One Kellogg’s employee wrote that his six-hour shift “let Dad be with four boys at ages when it was important.” Another, Leroy Despins, recalled building a house with his wife: “It was downright fun, making something…. She’d read [the blueprints], and we’d both do the work… building, it was peaceful and rewarding — something my wife and I could do together.” Of forty-hour weeks, he said, “It’s work, work, work for everybody. Nobody has any time anymore to do anything — to even be with the kids.”
A 1932 worker-opinion survey by the Women’s Bureau of the U.S. Department of Labor concluded,
“[L]ittle dissatisfaction with lower earnings resulting from the decrease in hours was expressed [by female workers], although in the majority of cases very real decreases had resulted.” Plant-wide votes in the 1930s and ’40s also showed clear majorities of male workers in favor of the six-hour day. Workers of both sexes, when interviewed by Benjamin Hunnicutt several decades later, recalled almost total worker support for six-hour shifts at the Battle Creek factory.
After World War II, however, new management began to push for an eight-hour day, and workers became increasingly divided as management made new shifts be available to all “those who want it.” They offered benefits to senior workers willing to advocate longer hours and offered to increase hourly wages if the union would give up shorter hours. Senior men in skilled crafts and eight-hour workers sneered, “Six hours is not normal for a man,” claiming that the six-hour day was “women’s work” for “girls’ departments,” “weak girls,” “lazy, sissy men,” “married ladies,” “silly girls,” and “housewives” who were “unrealistic.” Men were told that “the women didn’t understand work and how important a job is.” Some characterized men who shared household duties as “taking orders from women.”
“Educational” tactics like shaming were designed to change the culture among workers and were remarkably effective. One man who began working at Kellogg’s in 1936 reported that, at the time, he “really welcomed the time away from work,” but later characterized that attitude as young and foolish, tellingly concluding, “I learned six hours a day was not enough.” Finally, in the mid-1980s, Kellogg’s threatened to move jobs out of state if the remaining six-hour departments would not switch to eight hours. Workers who still loved their six-hour days held a funeral eulogizing the shorter shift.

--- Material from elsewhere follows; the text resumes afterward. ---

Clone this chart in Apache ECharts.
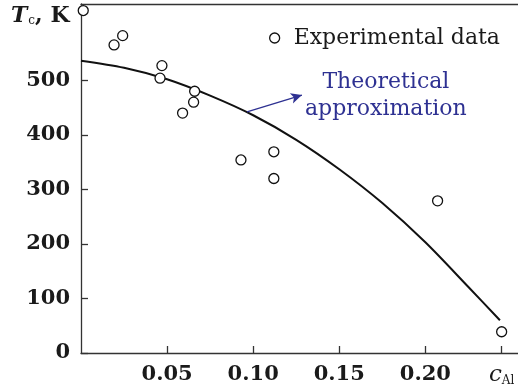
<!DOCTYPE html>
<html>
<head>
<meta charset="utf-8">
<script src="https://cdn.jsdelivr.net/npm/echarts@6/dist/echarts.min.js"></script>
<style>
  html, body { margin: 0; padding: 0; background: #fff; }
  #chart { width: 518px; height: 388px; }
</style>
</head>
<body>
<div id="chart"></div>
<script>
// Experimental data (c_Al, Tc in K)
const expX = [0.0013, 0.0192, 0.0242, 0.0470, 0.0459, 0.0660, 0.0654, 0.0590, 0.0929, 0.1120, 0.1120, 0.2071, 0.2443];
const expY = [628, 565, 582, 527, 504, 480, 460, 440, 354, 369, 320, 279, 39];
// Theoretical approximation curve
const curveX = [0, 0.025, 0.05, 0.075, 0.10, 0.125, 0.15, 0.175, 0.20, 0.225, 0.2433];
const curveY = [536, 523, 502, 472, 436, 391, 337, 275, 203, 121, 60];
// Tick labels
const xTicks = [0.05, 0.10, 0.15, 0.20, 0.2443];
const yTicks = [0, 100, 200, 300, 400, 500];
// Arrow of the annotation (data coordinates)
const arrowFrom = [0.0964, 442];
const arrowTo = [0.1283, 473];

const FONT = 'DejaVu Serif';
const chart = echarts.init(document.getElementById('chart'), null, {renderer: 'canvas'});

const option = {
  animation: false,
  backgroundColor: '#fff',
  grid: { left: 81, right: 0, top: 4, bottom: 35, outerBoundsMode: 'none', containLabel: false },
  legend: {
    show: true,
    data: ['Experimental data'],
    left: 264, top: 22,
    itemWidth: 10, itemHeight: 10,
    icon: 'circle',
    itemStyle: { color: '#fff', borderColor: '#111', borderWidth: 1.3 },
    textStyle: { fontFamily: FONT, fontSize: 22, color: '#1a1a1a', padding: [0, 0, 0, 9] }
  },
  xAxis: [{
    type: 'value', min: 0, max: 0.2538,
    axisLine: { show: true, lineStyle: { color: '#333', width: 1.3 } },
    axisTick: { show: true, inside: true, length: 7, customValues: xTicks, lineStyle: { color: '#333', width: 1.3 } },
    axisLabel: {
      customValues: xTicks, margin: 11, color: '#1a1a1a',
      fontFamily: FONT, fontSize: 21, fontWeight: 'bold',
      formatter: function (v) { return v > 0.24 ? '{c|c}{s|Al}' : v.toFixed(2); },
      rich: {
        c: { fontFamily: FONT, fontSize: 23, fontStyle: 'italic', fontWeight: 'normal', color: '#1a1a1a' },
        s: { fontFamily: FONT, fontSize: 12, fontWeight: 'normal', color: '#1a1a1a', verticalAlign: 'bottom', padding: [6, 0, 0, 0] }
      }
    },
    splitLine: { show: false }
  }, {
    type: 'value', min: 0, max: 0.2538, position: 'top',
    axisLine: { show: true, lineStyle: { color: '#333', width: 1.3 } },
    axisTick: { show: false }, axisLabel: { show: false }, splitLine: { show: false }
  }],
  yAxis: {
    type: 'value', min: 0, max: 640,
    axisLine: { show: true, lineStyle: { color: '#333', width: 1.3 } },
    axisTick: { show: true, inside: true, length: 7, customValues: yTicks, lineStyle: { color: '#333', width: 1.3 } },
    axisLabel: {
      customValues: yTicks, margin: 11, color: '#1a1a1a',
      fontFamily: FONT, fontSize: 21, fontWeight: 'bold', padding: [6, 0, 0, 0]
    },
    splitLine: { show: false }
  },
  graphic: [
    {
      type: 'text', left: 11, top: 5,
      style: {
        rich: {
          t: { fontFamily: FONT, fontSize: 22, fontStyle: 'italic', fontWeight: 'bold', fill: '#1a1a1a' },
          s: { fontFamily: FONT, fontSize: 12, fill: '#1a1a1a', padding: [9, 0, 0, 1] },
          k: { fontFamily: FONT, fontSize: 22, fontWeight: 'bold', fill: '#1a1a1a' }
        },
        text: '{t|T}{s|c}{k|, K}'
      }
    },
    {
      type: 'text', left: 305, top: 69,
      style: {
        text: 'Theoretical\napproximation',
        textAlign: 'center',
        fontFamily: FONT, fontSize: 22, lineHeight: 27, fill: '#2e3192'
      }
    }
  ],
  series: [
    {
      name: 'Theoretical approximation',
      type: 'line',
      data: curveX.map((x, i) => [x, curveY[i]]),
      smooth: 0.3,
      symbol: 'none',
      lineStyle: { color: '#111', width: 2 },
      z: 2,
      markLine: {
        silent: true,
        symbol: ['none', 'arrow'],
        symbolSize: [8, 11],
        label: { show: false },
        lineStyle: { color: '#2e3192', width: 1.3, type: 'solid' },
        data: [[{ coord: arrowFrom }, { coord: arrowTo }]]
      }
    },
    {
      name: 'Experimental data',
      type: 'scatter',
      data: expX.map((x, i) => [x, expY[i]]),
      symbol: 'circle',
      symbolSize: 10,
      itemStyle: { color: '#fff', borderColor: '#111', borderWidth: 1.3, opacity: 1 },
      clip: false,
      z: 3
    }
  ]
};
chart.setOption(option);
</script>
</body>
</html>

In 2008, the Families and Work Institute found that American employees spend 42 hours per week in paid and unpaid work time at their main job. The majority of wage and salaried employees, both female and male, said they would prefer to work fewer hours.2 They felt increasingly deprived of time for themselves and for important people in their lives. Three out of four employed parents felt they didn’t have enough time to spend with their children; 64 percent of employees in couple relationships felt they didn’t have enough time with their husbands, wives, or partners; and 61 percent of all employees felt they didn’t have enough time for themselves. Employees often feel that they have to choose between job advancement and devoting attention to their families or personal life and fear they are less likely to advance in their jobs or careers if they seek flexibility in order to meet personal or family needs.3
Creative, flexible employee policies that allow for a better balance between job and family life are the marks of a truly successful workplace. Kellogg’s commitment to its workers was reciprocated by employees who were able to give their best on the job without sacrificing time with their families and community. Though Kellogg’s six-hour day is a thing of the past that few can now remember, many of today’s advocates consider it an innovation that was clearly ahead of its time.
1. Hunnicutt, Benjamin Kline. Kellogg’s Six-Hour Day (Philadelphia: Temple University Press, 1996).